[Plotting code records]
========
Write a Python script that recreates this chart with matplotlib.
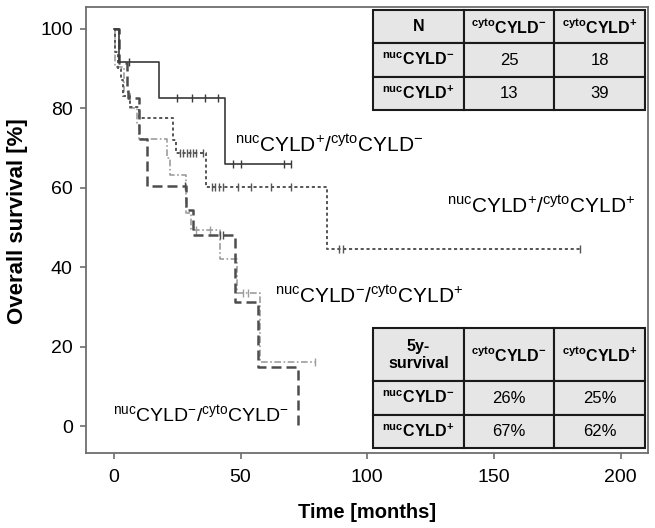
import matplotlib.pyplot as plt
import numpy as np

plt.rcParams['font.family'] = 'Liberation Sans'
plt.rcParams['mathtext.fontset'] = 'custom'
plt.rcParams['mathtext.rm'] = 'Liberation Sans'
plt.rcParams['mathtext.it'] = 'Liberation Sans:italic'
plt.rcParams['mathtext.bf'] = 'Liberation Sans:bold'

# Kaplan-Meier steps (months, % survival)
# nucCYLD+/cytoCYLD- (solid)
pm_t = [0, 2, 18, 44, 70]
pm_s = [100, 91.7, 82.5, 66, 66]
pm_cens = [6, 25, 31, 36, 41, 47, 50, 67, 70]

# nucCYLD+/cytoCYLD+ (dotted)
pp_t = [0, 0.3, 1.5, 3, 3.7, 6.3, 10, 23.2, 24.5, 36.5, 84, 184]
pp_s = [100, 94.3, 90, 87, 83, 80.4, 77.5, 72, 68.8, 60.3, 44.6, 44.6]
pp_cens = [26, 27.4, 28.7, 30, 31.3, 32.6, 35.3, 38.6, 40, 41.5, 43, 49, 54, 62, 70,
           89, 90.5, 184]

# nucCYLD-/cytoCYLD- (dashed)
mm_t = [0, 2, 5, 5.5, 10, 12.9, 28.4, 31.3, 47.8, 57, 72.8]
mm_s = [100, 91.4, 85.5, 82.6, 72.2, 60.5, 54.4, 48.1, 31.3, 14.9, 0]
mm_cens = [28, 41.8, 43.1]

# nucCYLD-/cytoCYLD+ (light grey dash-dot)
mp_t = [0, 0.5, 4, 6.5, 9, 10, 20.8, 22, 28.5, 30.5, 41.8, 48.5, 57.6, 79.4]
mp_s = [100, 90.5, 84, 80, 76, 72.2, 67.4, 63.2, 53.6, 49.4, 42, 33.4, 16, 16]
mp_cens = [32.6, 37.9, 51, 53, 79.4]

# tables
col_heads = ['', r'$^{\mathbf{cyto}}\mathbf{CYLD}^{\mathbf{-}}$',
             r'$^{\mathbf{cyto}}\mathbf{CYLD}^{\mathbf{+}}$']
row_heads = [r'$^{\mathbf{nuc}}\mathbf{CYLD}^{\mathbf{-}}$',
             r'$^{\mathbf{nuc}}\mathbf{CYLD}^{\mathbf{+}}$']
n_vals = [['25', '18'], ['13', '39']]
surv_vals = [['26%', '25%'], ['67%', '62%']]


def step_at(t, s, c):
    idx = np.searchsorted(t, c, side='right') - 1
    return np.array(s)[idx]


fig = plt.figure(figsize=(6.55, 5.28), dpi=100)
ax = fig.add_axes([0.1313, 0.142, 0.858, 0.8447])

series = [
    (mp_t, mp_s, mp_cens, '#9d9d9d', (0, (4, 1.5, 1, 1.5)), 1.2),
    (mm_t, mm_s, mm_cens, '#4d4d4d', (0, (4, 2)), 1.8),
    (pp_t, pp_s, pp_cens, '#555555', (0, (1.6, 1.4)), 1.4),
    (pm_t, pm_s, pm_cens, '#3a3a3a', '-', 1.2),
]
for t, s, cens, col, ls, lw in series:
    ax.step(t, s, where='post', color=col, linestyle=ls, linewidth=lw)
    ax.plot(cens, step_at(t, s, cens), linestyle='none', marker='|',
            markersize=6, markeredgewidth=1, color=col)

label_fs = 15
ax.text(47.8, 69, r'$^{\rm nuc}$CYLD$^{+}$/$^{\rm cyto}$CYLD$^{-}$', fontsize=label_fs)
ax.text(131.5, 53.7, r'$^{\rm nuc}$CYLD$^{+}$/$^{\rm cyto}$CYLD$^{+}$', fontsize=label_fs)
ax.text(63.6, 31, r'$^{\rm nuc}$CYLD$^{-}$/$^{\rm cyto}$CYLD$^{+}$', fontsize=label_fs)
ax.text(-0.4, 1, r'$^{\rm nuc}$CYLD$^{-}$/$^{\rm cyto}$CYLD$^{-}$', fontsize=14)


def draw_table(corner, vals, bbox, head_h):
    rows = [[corner] + col_heads[1:]]
    for lab, v in zip(row_heads, vals):
        rows.append([lab] + v)
    tab = ax.table(cellText=rows, cellLoc='center', bbox=bbox)
    tab.auto_set_font_size(False)
    tab.set_fontsize(12)
    for (r, c), cell in tab.get_celld().items():
        cell.set_facecolor('#e6e6e6')
        cell.set_edgecolor('#1a1a1a')
        cell.set_linewidth(1.5)
        cell.set_height(head_h if r == 0 else 1.0)
        if r == 0 or c == 0:
            cell.get_text().set_fontweight('bold')
            cell.get_text().set_fontsize(11.5)
    return tab


draw_table('N', n_vals, [0.5107, 0.769, 0.484, 0.224], 1.0)
draw_table('5y-\nsurvival', surv_vals, [0.5107, 0.011, 0.484, 0.269], 1.6)

ax.set_xlim(-11, 210.8)
ax.set_ylim(-6.8, 105.5)
ax.set_xticks([0, 50, 100, 150, 200])
ax.set_yticks([0, 20, 40, 60, 80, 100])
for sp in ax.spines.values():
    sp.set_color('#6e6e6e')
    sp.set_linewidth(1.3)
ax.tick_params(direction='out', length=4.5, width=1.2, color='#6e6e6e', labelsize=14)
ax.tick_params(axis='x', pad=7)
ax.tick_params(axis='y', pad=5)
ax.set_xlabel('Time [months]', fontsize=14.5, fontweight='bold')
ax.set_ylabel('Overall survival [%]', fontsize=16, fontweight='bold')
ax.xaxis.set_label_coords(0.5, -0.112)
ax.yaxis.set_label_coords(-0.104, 0.52)

fig.savefig('out.png', dpi=100)
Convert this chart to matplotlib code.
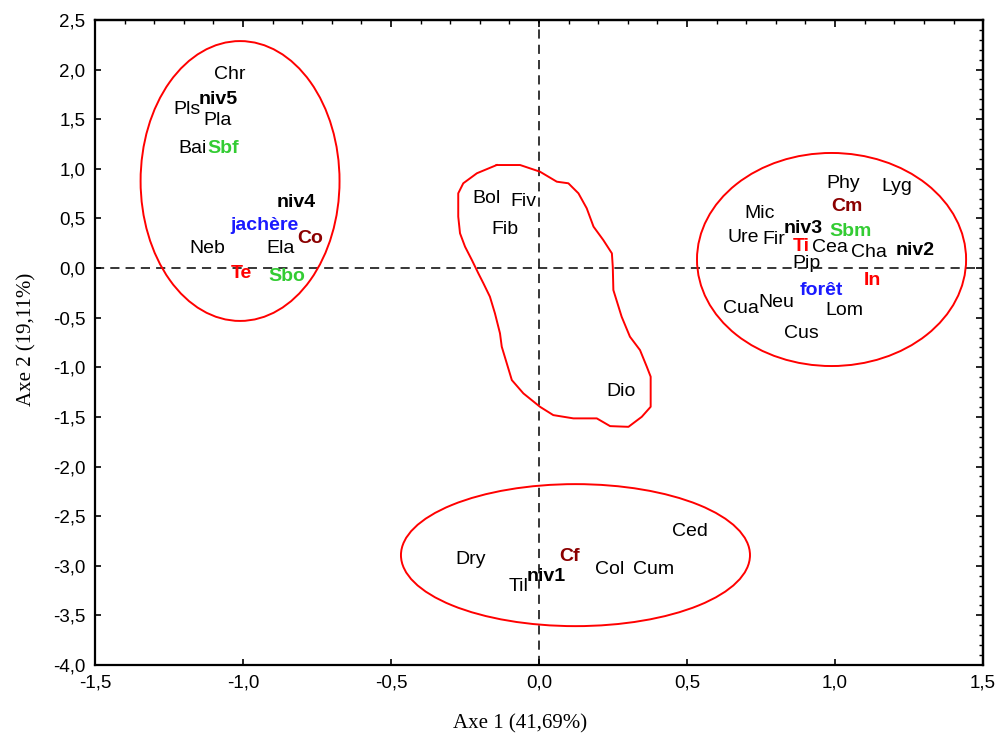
========
_Exercise directions_
Retype every entry verbatim and exclude the pictures from the copy.

_Complete answer_
Write a Python script that recreates this chart with matplotlib.
import matplotlib.pyplot as plt
import numpy as np

plt.rcParams['font.family'] = 'Liberation Sans'
plt.rcParams['mathtext.fontset'] = 'custom'
plt.rcParams['mathtext.rm'] = 'Liberation Sans'
plt.rcParams['mathtext.it'] = 'Liberation Sans:italic'
plt.rcParams['mathtext.bf'] = 'Liberation Sans:bold'

# Kaplan-Meier steps (months, % survival)
# nucCYLD+/cytoCYLD- (solid)
pm_t = [0, 2, 18, 44, 70]
pm_s = [100, 91.7, 82.5, 66, 66]
pm_cens = [6, 25, 31, 36, 41, 47, 50, 67, 70]

# nucCYLD+/cytoCYLD+ (dotted)
pp_t = [0, 0.3, 1.5, 3, 3.7, 6.3, 10, 23.2, 24.5, 36.5, 84, 184]
pp_s = [100, 94.3, 90, 87, 83, 80.4, 77.5, 72, 68.8, 60.3, 44.6, 44.6]
pp_cens = [26, 27.4, 28.7, 30, 31.3, 32.6, 35.3, 38.6, 40, 41.5, 43, 49, 54, 62, 70,
           89, 90.5, 184]

# nucCYLD-/cytoCYLD- (dashed)
mm_t = [0, 2, 5, 5.5, 10, 12.9, 28.4, 31.3, 47.8, 57, 72.8]
mm_s = [100, 91.4, 85.5, 82.6, 72.2, 60.5, 54.4, 48.1, 31.3, 14.9, 0]
mm_cens = [28, 41.8, 43.1]

# nucCYLD-/cytoCYLD+ (light grey dash-dot)
mp_t = [0, 0.5, 4, 6.5, 9, 10, 20.8, 22, 28.5, 30.5, 41.8, 48.5, 57.6, 79.4]
mp_s = [100, 90.5, 84, 80, 76, 72.2, 67.4, 63.2, 53.6, 49.4, 42, 33.4, 16, 16]
mp_cens = [32.6, 37.9, 51, 53, 79.4]

# tables
col_heads = ['', r'$^{\mathbf{cyto}}\mathbf{CYLD}^{\mathbf{-}}$',
             r'$^{\mathbf{cyto}}\mathbf{CYLD}^{\mathbf{+}}$']
row_heads = [r'$^{\mathbf{nuc}}\mathbf{CYLD}^{\mathbf{-}}$',
             r'$^{\mathbf{nuc}}\mathbf{CYLD}^{\mathbf{+}}$']
n_vals = [['25', '18'], ['13', '39']]
surv_vals = [['26%', '25%'], ['67%', '62%']]


def step_at(t, s, c):
    idx = np.searchsorted(t, c, side='right') - 1
    return np.array(s)[idx]


fig = plt.figure(figsize=(6.55, 5.28), dpi=100)
ax = fig.add_axes([0.1313, 0.142, 0.858, 0.8447])

series = [
    (mp_t, mp_s, mp_cens, '#9d9d9d', (0, (4, 1.5, 1, 1.5)), 1.2),
    (mm_t, mm_s, mm_cens, '#4d4d4d', (0, (4, 2)), 1.8),
    (pp_t, pp_s, pp_cens, '#555555', (0, (1.6, 1.4)), 1.4),
    (pm_t, pm_s, pm_cens, '#3a3a3a', '-', 1.2),
]
for t, s, cens, col, ls, lw in series:
    ax.step(t, s, where='post', color=col, linestyle=ls, linewidth=lw)
    ax.plot(cens, step_at(t, s, cens), linestyle='none', marker='|',
            markersize=6, markeredgewidth=1, color=col)

label_fs = 15
ax.text(47.8, 69, r'$^{\rm nuc}$CYLD$^{+}$/$^{\rm cyto}$CYLD$^{-}$', fontsize=label_fs)
ax.text(131.5, 53.7, r'$^{\rm nuc}$CYLD$^{+}$/$^{\rm cyto}$CYLD$^{+}$', fontsize=label_fs)
ax.text(63.6, 31, r'$^{\rm nuc}$CYLD$^{-}$/$^{\rm cyto}$CYLD$^{+}$', fontsize=label_fs)
ax.text(-0.4, 1, r'$^{\rm nuc}$CYLD$^{-}$/$^{\rm cyto}$CYLD$^{-}$', fontsize=14)


def draw_table(corner, vals, bbox, head_h):
    rows = [[corner] + col_heads[1:]]
    for lab, v in zip(row_heads, vals):
        rows.append([lab] + v)
    tab = ax.table(cellText=rows, cellLoc='center', bbox=bbox)
    tab.auto_set_font_size(False)
    tab.set_fontsize(12)
    for (r, c), cell in tab.get_celld().items():
        cell.set_facecolor('#e6e6e6')
        cell.set_edgecolor('#1a1a1a')
        cell.set_linewidth(1.5)
        cell.set_height(head_h if r == 0 else 1.0)
        if r == 0 or c == 0:
            cell.get_text().set_fontweight('bold')
            cell.get_text().set_fontsize(11.5)
    return tab


draw_table('N', n_vals, [0.5107, 0.769, 0.484, 0.224], 1.0)
draw_table('5y-\nsurvival', surv_vals, [0.5107, 0.011, 0.484, 0.269], 1.6)

ax.set_xlim(-11, 210.8)
ax.set_ylim(-6.8, 105.5)
ax.set_xticks([0, 50, 100, 150, 200])
ax.set_yticks([0, 20, 40, 60, 80, 100])
for sp in ax.spines.values():
    sp.set_color('#6e6e6e')
    sp.set_linewidth(1.3)
ax.tick_params(direction='out', length=4.5, width=1.2, color='#6e6e6e', labelsize=14)
ax.tick_params(axis='x', pad=7)
ax.tick_params(axis='y', pad=5)
ax.set_xlabel('Time [months]', fontsize=14.5, fontweight='bold')
ax.set_ylabel('Overall survival [%]', fontsize=16, fontweight='bold')
ax.xaxis.set_label_coords(0.5, -0.112)
ax.yaxis.set_label_coords(-0.104, 0.52)

fig.savefig('out.png', dpi=100)
Convert this chart to matplotlib code.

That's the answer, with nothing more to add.